[Charts and diagrams as code]
********

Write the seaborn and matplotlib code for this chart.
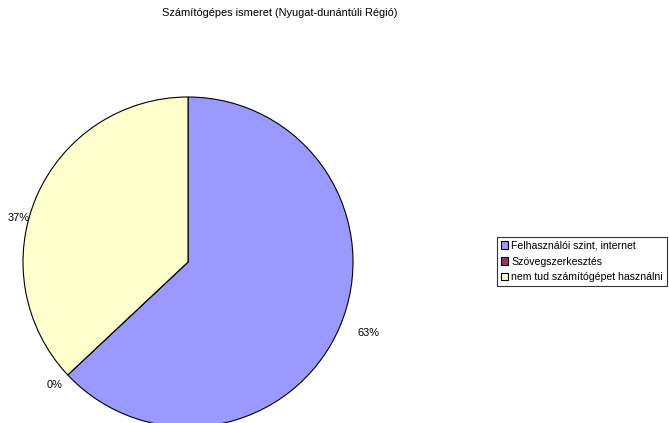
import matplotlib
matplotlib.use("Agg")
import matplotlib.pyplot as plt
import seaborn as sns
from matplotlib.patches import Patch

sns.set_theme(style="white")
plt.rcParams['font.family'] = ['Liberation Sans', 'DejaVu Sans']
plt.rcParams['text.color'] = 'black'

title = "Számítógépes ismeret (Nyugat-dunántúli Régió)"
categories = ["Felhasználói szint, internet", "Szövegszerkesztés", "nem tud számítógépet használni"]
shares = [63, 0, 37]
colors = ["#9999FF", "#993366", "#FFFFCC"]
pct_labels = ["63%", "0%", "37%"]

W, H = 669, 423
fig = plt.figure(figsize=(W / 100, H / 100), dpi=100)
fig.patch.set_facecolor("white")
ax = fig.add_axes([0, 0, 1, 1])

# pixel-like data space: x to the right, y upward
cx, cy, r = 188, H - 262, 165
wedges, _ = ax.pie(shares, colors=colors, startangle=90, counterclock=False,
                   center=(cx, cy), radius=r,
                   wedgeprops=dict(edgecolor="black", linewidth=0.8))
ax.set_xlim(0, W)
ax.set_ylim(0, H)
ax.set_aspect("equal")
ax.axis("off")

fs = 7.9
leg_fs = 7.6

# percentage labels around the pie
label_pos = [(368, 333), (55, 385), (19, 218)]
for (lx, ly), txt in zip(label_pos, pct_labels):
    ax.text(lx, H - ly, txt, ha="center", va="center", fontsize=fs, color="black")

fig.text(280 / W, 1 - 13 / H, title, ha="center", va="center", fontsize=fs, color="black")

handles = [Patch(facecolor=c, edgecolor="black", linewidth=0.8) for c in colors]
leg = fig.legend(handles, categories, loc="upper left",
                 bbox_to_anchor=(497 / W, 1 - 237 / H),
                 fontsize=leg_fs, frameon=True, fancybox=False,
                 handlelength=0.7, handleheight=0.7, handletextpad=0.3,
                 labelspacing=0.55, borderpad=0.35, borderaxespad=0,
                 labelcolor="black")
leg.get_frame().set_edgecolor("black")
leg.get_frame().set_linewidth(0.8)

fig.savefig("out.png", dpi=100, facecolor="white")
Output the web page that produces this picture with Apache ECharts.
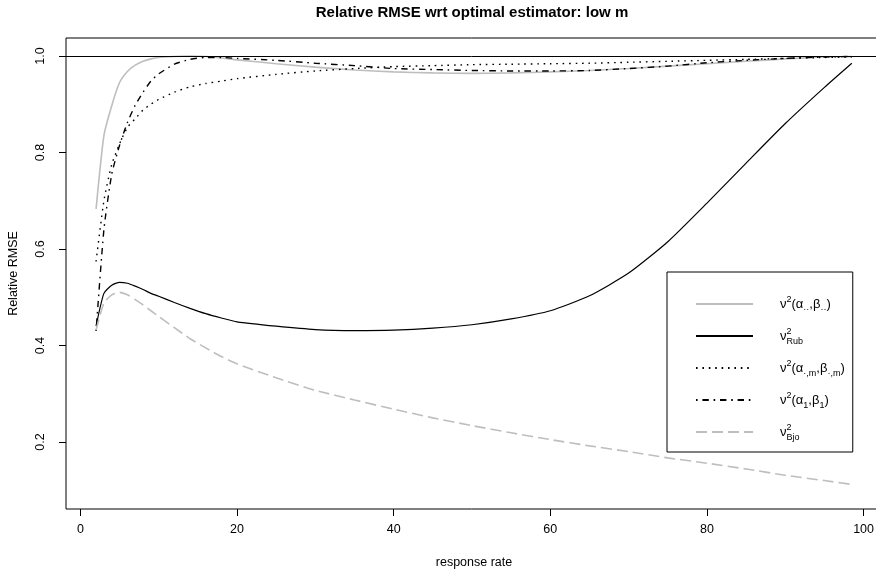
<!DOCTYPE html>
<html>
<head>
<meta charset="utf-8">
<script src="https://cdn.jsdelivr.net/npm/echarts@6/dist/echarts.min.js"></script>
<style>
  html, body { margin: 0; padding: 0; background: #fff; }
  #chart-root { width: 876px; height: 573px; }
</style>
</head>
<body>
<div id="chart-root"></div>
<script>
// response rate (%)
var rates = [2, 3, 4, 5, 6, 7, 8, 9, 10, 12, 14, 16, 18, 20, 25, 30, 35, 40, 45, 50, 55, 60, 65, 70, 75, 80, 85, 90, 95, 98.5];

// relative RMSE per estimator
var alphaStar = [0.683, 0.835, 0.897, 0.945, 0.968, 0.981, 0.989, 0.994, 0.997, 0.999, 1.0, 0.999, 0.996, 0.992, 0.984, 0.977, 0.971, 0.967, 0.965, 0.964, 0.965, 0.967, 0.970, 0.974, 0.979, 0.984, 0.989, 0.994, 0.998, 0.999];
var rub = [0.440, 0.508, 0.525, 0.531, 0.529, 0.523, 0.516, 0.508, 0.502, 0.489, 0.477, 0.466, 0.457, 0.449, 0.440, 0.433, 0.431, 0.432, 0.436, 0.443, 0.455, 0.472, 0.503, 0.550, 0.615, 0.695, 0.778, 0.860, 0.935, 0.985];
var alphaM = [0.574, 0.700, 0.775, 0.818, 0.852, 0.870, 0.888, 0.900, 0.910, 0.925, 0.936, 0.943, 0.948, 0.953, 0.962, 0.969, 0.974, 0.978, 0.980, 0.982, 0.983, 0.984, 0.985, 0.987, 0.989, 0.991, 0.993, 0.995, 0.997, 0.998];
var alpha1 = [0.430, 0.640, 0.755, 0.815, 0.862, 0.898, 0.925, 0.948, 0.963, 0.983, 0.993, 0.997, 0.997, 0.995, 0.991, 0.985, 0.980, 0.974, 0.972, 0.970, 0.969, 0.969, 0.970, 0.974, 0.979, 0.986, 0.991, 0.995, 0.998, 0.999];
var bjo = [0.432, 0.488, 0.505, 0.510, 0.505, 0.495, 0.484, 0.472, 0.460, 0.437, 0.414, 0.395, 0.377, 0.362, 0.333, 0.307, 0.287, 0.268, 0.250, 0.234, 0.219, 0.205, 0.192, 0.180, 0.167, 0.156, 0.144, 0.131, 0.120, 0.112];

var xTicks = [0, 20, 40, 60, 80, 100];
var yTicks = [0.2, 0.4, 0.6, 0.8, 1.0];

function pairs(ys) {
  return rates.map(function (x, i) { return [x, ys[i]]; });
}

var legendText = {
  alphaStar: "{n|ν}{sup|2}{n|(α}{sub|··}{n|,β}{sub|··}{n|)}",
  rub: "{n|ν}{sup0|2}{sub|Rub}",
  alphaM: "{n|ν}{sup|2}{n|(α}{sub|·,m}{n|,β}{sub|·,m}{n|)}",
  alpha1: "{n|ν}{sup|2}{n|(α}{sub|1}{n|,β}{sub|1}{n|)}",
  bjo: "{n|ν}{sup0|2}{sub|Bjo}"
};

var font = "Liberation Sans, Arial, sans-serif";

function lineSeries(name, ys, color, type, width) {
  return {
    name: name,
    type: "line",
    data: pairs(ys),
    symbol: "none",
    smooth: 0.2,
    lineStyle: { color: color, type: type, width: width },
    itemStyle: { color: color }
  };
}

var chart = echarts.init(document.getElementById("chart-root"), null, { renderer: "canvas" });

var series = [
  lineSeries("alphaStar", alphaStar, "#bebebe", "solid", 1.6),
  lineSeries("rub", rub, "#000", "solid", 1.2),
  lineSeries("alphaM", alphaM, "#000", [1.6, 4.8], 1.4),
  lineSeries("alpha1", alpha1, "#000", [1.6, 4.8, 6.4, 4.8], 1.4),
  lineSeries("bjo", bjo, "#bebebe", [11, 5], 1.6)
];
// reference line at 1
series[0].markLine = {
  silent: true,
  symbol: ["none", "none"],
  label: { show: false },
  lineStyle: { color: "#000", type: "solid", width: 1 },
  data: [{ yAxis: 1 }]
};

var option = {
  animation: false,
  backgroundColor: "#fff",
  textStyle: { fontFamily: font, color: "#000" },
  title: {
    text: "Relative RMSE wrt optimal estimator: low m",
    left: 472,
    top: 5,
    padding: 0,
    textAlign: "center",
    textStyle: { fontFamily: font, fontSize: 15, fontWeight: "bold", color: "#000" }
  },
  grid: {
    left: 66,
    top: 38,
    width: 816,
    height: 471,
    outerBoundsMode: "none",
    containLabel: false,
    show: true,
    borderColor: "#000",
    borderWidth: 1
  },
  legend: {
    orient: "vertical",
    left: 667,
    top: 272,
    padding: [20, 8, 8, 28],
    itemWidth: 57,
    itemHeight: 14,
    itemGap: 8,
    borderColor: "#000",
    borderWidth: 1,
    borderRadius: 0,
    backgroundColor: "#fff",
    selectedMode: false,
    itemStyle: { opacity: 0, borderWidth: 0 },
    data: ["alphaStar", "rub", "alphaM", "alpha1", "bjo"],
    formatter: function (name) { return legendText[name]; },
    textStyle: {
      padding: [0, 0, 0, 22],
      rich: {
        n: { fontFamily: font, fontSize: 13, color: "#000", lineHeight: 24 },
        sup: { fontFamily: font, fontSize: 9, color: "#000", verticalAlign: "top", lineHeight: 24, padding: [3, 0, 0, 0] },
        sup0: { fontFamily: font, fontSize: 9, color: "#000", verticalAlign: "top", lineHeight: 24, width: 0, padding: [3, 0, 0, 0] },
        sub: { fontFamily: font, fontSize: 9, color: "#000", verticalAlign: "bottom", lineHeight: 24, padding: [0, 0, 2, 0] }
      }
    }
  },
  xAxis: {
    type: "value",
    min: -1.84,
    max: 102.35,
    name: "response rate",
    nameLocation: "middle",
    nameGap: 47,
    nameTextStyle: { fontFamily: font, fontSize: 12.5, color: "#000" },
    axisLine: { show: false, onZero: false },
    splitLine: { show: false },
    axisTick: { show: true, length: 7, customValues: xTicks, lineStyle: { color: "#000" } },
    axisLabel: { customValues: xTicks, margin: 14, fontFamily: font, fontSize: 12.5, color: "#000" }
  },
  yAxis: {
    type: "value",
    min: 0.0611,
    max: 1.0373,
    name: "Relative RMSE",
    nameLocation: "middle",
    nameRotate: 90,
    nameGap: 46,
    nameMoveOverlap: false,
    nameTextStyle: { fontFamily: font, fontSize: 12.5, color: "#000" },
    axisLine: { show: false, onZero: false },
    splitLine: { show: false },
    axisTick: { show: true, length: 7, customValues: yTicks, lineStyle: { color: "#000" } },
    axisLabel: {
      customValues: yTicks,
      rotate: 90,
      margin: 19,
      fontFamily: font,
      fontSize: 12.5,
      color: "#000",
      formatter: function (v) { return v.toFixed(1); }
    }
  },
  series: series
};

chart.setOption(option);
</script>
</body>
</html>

********

▸ **Task brief**:
Reproduce every line from the entries that holds the word "this".

▸ **Exercise answer**:
Write the seaborn and matplotlib code for this chart.
Output the web page that produces this picture with Apache ECharts.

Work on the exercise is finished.